Shall and sentence then be passed on us? Shall the Judge on that great day say: “Depart from me, ye cursed, into the everlasting fire prepared for the devil and all his angels?” Or shall even present circumstances leave us in daily doubt of our deliverance? Tribulation, distress, persecution, famine, nakedness, peril or sword? Haven’t God’s people always experienced such things? Doesn’t the psalmist speak of it already: “For thy sake we are killed all the day long; we are accounted as sheep for the slaughter!” No enemy of our souls shall prevail. Every charge will prove false. No condemnation will be ours, no sentence. The slanderer, the accuser must depart in disgrace, having failed – and there’s another ground of assurance: the grace of our God above all, but the sure disgrace of every enemy of ours besides!
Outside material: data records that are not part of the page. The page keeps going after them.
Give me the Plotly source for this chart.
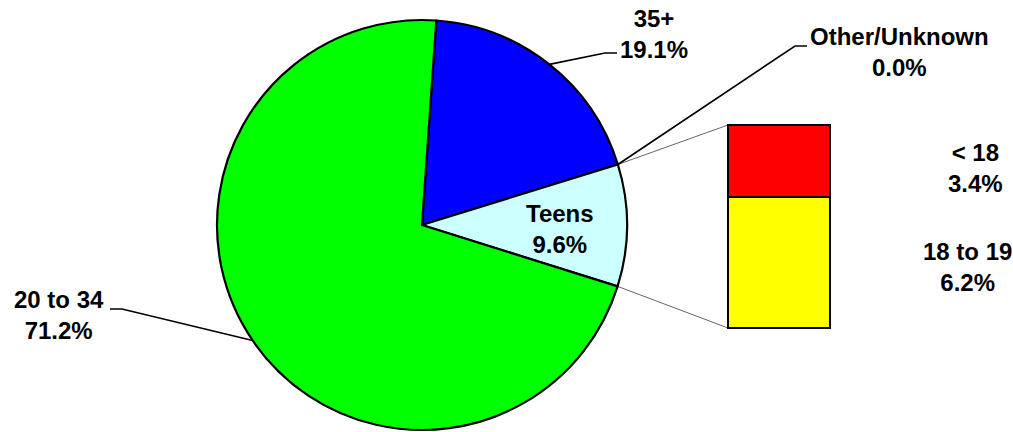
import math
import plotly.graph_objects as go

# ---- data ----
pie_labels = ["35+", "Other/Unknown", "Teens", "20 to 34"]
pie_values = [19.1, 0.0, 9.6, 71.2]
pie_colors = ["#0000FF", "#FFFFFF", "#CCFFFF", "#00FF00"]

bar_labels = ["18 to 19", "< 18"]
bar_values = [6.2, 3.4]
bar_colors = ["#FFFF00", "#FF0000"]

# ---- geometry (pixels) ----
W, H = 1013, 432
cx, cy, R = 422, 225, 205
rotation = 4
bar_left, bar_right, bar_top, bar_bottom = 728, 830, 125, 328
pad = 6

def px(x):
    return x / W

def py(y):
    return 1 - y / H

total = sum(pie_values)
starts, ends = [], []
a = rotation
for v in pie_values:
    starts.append(a)
    a += v / total * 360
    ends.append(a)

def edge(angle, r=R):
    t = math.radians(angle)
    return cx + r * math.sin(t), cy - r * math.cos(t)

fig = go.Figure()

fig.add_trace(go.Pie(
    labels=pie_labels, values=pie_values, sort=False, direction="clockwise",
    rotation=rotation, textinfo="none", hoverinfo="skip", showlegend=False,
    marker=dict(colors=pie_colors, line=dict(color="black", width=2.2)),
    domain=dict(x=[px(cx - R), px(cx + R)], y=[py(cy + R), py(cy - R)]),
))

for lab, val, col in zip(bar_labels, bar_values, bar_colors):
    fig.add_trace(go.Bar(
        x=[0], y=[val], name=lab, width=1, showlegend=False, hoverinfo="skip",
        marker=dict(color=col, line=dict(color="black", width=2.5)),
        xaxis="x", yaxis="y",
    ))

shapes = []
teens_i = pie_labels.index("Teens")
p_top = edge(starts[teens_i])
p_bot = edge(ends[teens_i])
for (x0, y0), (x1, y1) in [(p_top, (bar_left, bar_top)), (p_bot, (bar_left, bar_bottom))]:
    shapes.append(dict(type="line", xref="paper", yref="paper", layer="below",
                       x0=px(x0), y0=py(y0), x1=px(x1), y1=py(y1),
                       line=dict(color="#666666", width=1)))

def leader(points):
    path = "M " + " L ".join(f"{px(x)},{py(y)}" for x, y in points)
    return dict(type="path", xref="paper", yref="paper", path=path,
                line=dict(color="black", width=1.6))

i35 = pie_labels.index("35+")
iother = pie_labels.index("Other/Unknown")
i2034 = pie_labels.index("20 to 34")
shapes.append(leader([edge((starts[i35] + ends[i35]) / 2), (605, 53), (617, 53)]))
shapes.append(leader([edge((starts[iother] + ends[iother]) / 2), (795, 46), (807, 46)]))
shapes.append(leader([edge((starts[i2034] + ends[i2034]) / 2), (122, 309), (110, 309)]))

font = dict(family="Arial, Liberation Sans, sans-serif", size=24, color="black")
ann_pos = {
    "35+": (654, 34),
    "Other/Unknown": (899, 52),
    "Teens": (560, 229),
    "20 to 34": (59, 315),
    "< 18": (975, 168),
    "18 to 19": (967, 267),
}
annotations = []
for lab, val in list(zip(pie_labels, pie_values)) + list(zip(bar_labels, bar_values)):
    x, y = ann_pos[lab]
    annotations.append(dict(
        x=px(x), y=py(y), xref="paper", yref="paper", showarrow=False,
        xanchor="center", yanchor="middle", align="center",
        text=f"<b>{lab}<br>{val:.1f}%</b>", font=font))

btotal = sum(bar_values)
kx = 1.0 / (bar_right - bar_left)
ky = btotal / (bar_bottom - bar_top)
fig.update_layout(
    width=W, height=H, margin=dict(l=0, r=0, t=0, b=0),
    paper_bgcolor="white", plot_bgcolor="rgba(0,0,0,0)",
    barmode="stack", bargap=0,
    xaxis=dict(domain=[px(bar_left - pad), px(bar_right + pad)],
               range=[-0.5 - pad * kx, 0.5 + pad * kx], visible=False, fixedrange=True),
    yaxis=dict(domain=[py(bar_bottom + pad), py(bar_top - pad)],
               range=[-pad * ky, btotal + pad * ky], visible=False, fixedrange=True),
    shapes=shapes, annotations=annotations,
)

fig.write_html("out.html", config={"displayModeBar": False},
               post_script="document.body.style.margin='0';document.body.style.overflow='hidden';")
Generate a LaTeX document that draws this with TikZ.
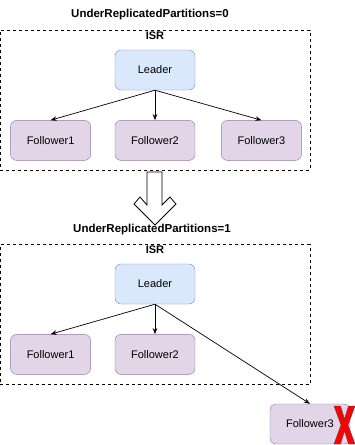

Thank God for that!
3. Yet even that isn’t all, for our assurance in the new life is based on the grace of our God, made more certain still by the disgrace of our spiritual enemies, and finally also resting now and forever in OUR PLACE IN GOD’S UNCHANGING LOVE FOR HIS OWN. “We are more than conquerors,” he writes, “through Him that loved us.” With a sharp “Nay”‘ to the possibility of any enemy prevailing over us, Paul goes on to this great closing statement of his. He cannot find a word to describe the totality of our final victory and so he calls us “more than conquerors,” not by our might or power, to be sure, but through Him that loved us and that could be the Father who so loved the world that He gave the Son, or it could be the Son who loved us and gave Himself for us. See again how the love of God is so firmly attached to the Cross – no general truth to be taken up without feeling by us but the great blessing of those who come to Him out of their bondage, sorrow and night, out of their shameful failure and loss into the glorious gain of the Cross.